— Begin —

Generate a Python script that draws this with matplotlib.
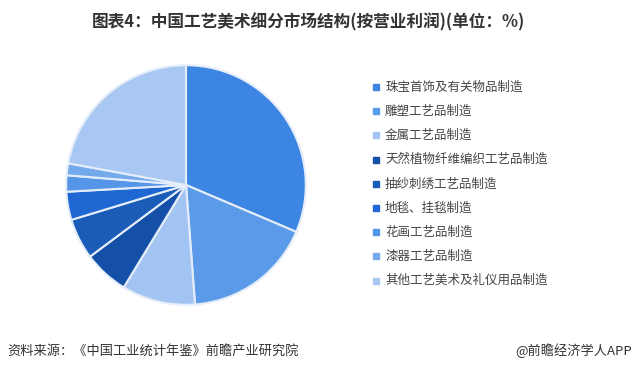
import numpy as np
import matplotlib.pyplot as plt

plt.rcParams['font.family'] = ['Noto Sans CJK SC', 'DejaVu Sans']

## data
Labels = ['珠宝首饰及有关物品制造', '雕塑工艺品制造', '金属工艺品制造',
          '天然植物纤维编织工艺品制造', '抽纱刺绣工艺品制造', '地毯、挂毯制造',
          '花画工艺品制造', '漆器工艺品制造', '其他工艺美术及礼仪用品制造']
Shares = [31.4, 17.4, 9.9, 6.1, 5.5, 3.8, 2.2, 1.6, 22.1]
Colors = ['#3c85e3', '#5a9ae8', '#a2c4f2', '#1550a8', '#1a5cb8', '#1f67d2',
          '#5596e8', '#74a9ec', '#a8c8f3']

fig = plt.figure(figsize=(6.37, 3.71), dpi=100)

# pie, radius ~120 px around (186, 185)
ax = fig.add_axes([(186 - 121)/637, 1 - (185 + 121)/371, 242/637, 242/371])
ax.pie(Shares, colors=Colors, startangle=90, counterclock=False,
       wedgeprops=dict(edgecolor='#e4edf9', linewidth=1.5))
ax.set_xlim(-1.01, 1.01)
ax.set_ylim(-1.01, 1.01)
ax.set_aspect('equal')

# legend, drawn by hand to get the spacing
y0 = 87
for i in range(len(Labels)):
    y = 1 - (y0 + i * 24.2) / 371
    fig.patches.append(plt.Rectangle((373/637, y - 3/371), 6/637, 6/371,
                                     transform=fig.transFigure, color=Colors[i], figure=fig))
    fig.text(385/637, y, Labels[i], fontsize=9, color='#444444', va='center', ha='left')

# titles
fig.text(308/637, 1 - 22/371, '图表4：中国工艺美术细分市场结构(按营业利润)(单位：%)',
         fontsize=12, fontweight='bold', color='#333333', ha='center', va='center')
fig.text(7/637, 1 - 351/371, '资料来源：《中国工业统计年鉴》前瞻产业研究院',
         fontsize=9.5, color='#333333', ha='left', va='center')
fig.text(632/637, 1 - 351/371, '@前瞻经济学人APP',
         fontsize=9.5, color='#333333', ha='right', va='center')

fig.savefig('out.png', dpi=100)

— End —

Return each line of the listing that holds the string "matplotlib".

Generate a Python script that draws this with matplotlib.
import matplotlib.pyplot as plt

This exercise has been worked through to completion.